SET PROBLEM: Exactly as written, write out the lines below from the first to the one containing "yticks = list(range(1, 102, 10))", inclusive. Pictures do not belong in the copy.
§
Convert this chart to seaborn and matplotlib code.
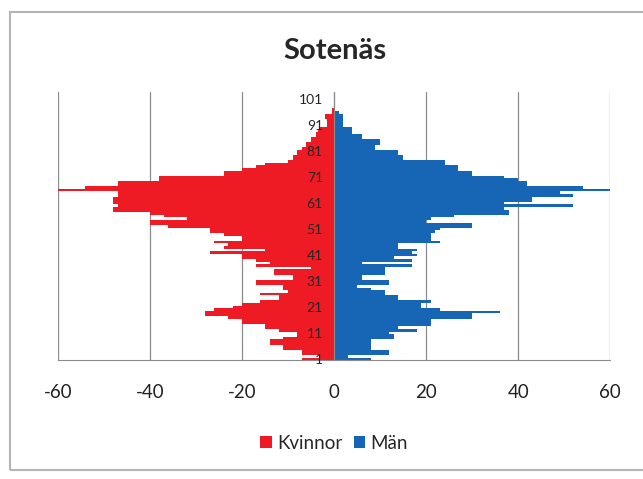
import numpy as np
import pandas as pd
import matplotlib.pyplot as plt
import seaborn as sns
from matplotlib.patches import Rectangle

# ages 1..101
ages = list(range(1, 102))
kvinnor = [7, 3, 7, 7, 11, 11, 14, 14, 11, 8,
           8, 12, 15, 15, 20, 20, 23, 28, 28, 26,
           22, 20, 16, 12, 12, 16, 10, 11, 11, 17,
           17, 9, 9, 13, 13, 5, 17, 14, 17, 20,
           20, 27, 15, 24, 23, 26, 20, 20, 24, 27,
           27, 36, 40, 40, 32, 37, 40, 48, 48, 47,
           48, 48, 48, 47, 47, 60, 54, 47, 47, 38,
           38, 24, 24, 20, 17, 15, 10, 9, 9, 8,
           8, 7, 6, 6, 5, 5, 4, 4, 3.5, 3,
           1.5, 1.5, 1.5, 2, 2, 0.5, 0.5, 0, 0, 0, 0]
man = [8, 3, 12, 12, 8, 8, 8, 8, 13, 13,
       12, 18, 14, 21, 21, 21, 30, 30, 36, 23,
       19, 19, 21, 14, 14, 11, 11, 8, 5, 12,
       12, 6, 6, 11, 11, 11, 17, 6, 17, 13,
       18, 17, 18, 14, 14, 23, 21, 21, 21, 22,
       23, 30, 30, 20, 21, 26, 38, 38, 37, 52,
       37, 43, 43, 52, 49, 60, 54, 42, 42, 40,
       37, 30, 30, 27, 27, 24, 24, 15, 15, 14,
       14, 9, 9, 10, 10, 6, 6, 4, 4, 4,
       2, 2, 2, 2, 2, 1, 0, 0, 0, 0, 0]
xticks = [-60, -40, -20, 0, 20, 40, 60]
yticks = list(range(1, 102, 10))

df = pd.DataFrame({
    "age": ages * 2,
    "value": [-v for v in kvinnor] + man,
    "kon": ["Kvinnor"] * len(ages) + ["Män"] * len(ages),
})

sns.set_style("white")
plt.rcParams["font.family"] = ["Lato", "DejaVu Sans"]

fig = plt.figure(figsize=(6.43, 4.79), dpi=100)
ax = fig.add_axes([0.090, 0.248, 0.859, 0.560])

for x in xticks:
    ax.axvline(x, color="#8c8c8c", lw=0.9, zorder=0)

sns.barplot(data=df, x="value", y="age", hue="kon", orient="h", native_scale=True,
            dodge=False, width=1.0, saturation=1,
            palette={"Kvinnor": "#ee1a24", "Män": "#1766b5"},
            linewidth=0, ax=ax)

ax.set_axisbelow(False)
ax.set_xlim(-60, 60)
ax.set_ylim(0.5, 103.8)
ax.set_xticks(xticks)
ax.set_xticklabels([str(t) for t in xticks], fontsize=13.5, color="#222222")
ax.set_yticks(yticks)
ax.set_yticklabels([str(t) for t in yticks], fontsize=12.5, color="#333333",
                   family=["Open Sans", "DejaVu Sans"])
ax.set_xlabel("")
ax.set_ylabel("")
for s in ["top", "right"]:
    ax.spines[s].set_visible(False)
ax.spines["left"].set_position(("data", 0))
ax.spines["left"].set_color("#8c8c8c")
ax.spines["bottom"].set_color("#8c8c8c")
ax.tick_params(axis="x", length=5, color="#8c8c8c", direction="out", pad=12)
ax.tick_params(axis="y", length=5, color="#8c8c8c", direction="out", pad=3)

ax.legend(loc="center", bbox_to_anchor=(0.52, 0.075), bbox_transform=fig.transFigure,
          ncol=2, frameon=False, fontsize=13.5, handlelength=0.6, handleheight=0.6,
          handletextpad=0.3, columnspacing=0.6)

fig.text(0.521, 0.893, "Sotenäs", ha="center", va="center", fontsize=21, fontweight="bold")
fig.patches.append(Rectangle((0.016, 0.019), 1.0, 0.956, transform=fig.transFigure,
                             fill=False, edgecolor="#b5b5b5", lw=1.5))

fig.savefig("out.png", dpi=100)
§
EXERCISE OUTPUT:
Convert this chart to seaborn and matplotlib code.
import numpy as np
import pandas as pd
import matplotlib.pyplot as plt
import seaborn as sns
from matplotlib.patches import Rectangle

# ages 1..101
ages = list(range(1, 102))
kvinnor = [7, 3, 7, 7, 11, 11, 14, 14, 11, 8,
           8, 12, 15, 15, 20, 20, 23, 28, 28, 26,
           22, 20, 16, 12, 12, 16, 10, 11, 11, 17,
           17, 9, 9, 13, 13, 5, 17, 14, 17, 20,
           20, 27, 15, 24, 23, 26, 20, 20, 24, 27,
           27, 36, 40, 40, 32, 37, 40, 48, 48, 47,
           48, 48, 48, 47, 47, 60, 54, 47, 47, 38,
           38, 24, 24, 20, 17, 15, 10, 9, 9, 8,
           8, 7, 6, 6, 5, 5, 4, 4, 3.5, 3,
           1.5, 1.5, 1.5, 2, 2, 0.5, 0.5, 0, 0, 0, 0]
man = [8, 3, 12, 12, 8, 8, 8, 8, 13, 13,
       12, 18, 14, 21, 21, 21, 30, 30, 36, 23,
       19, 19, 21, 14, 14, 11, 11, 8, 5, 12,
       12, 6, 6, 11, 11, 11, 17, 6, 17, 13,
       18, 17, 18, 14, 14, 23, 21, 21, 21, 22,
       23, 30, 30, 20, 21, 26, 38, 38, 37, 52,
       37, 43, 43, 52, 49, 60, 54, 42, 42, 40,
       37, 30, 30, 27, 27, 24, 24, 15, 15, 14,
       14, 9, 9, 10, 10, 6, 6, 4, 4, 4,
       2, 2, 2, 2, 2, 1, 0, 0, 0, 0, 0]
xticks = [-60, -40, -20, 0, 20, 40, 60]
yticks = list(range(1, 102, 10))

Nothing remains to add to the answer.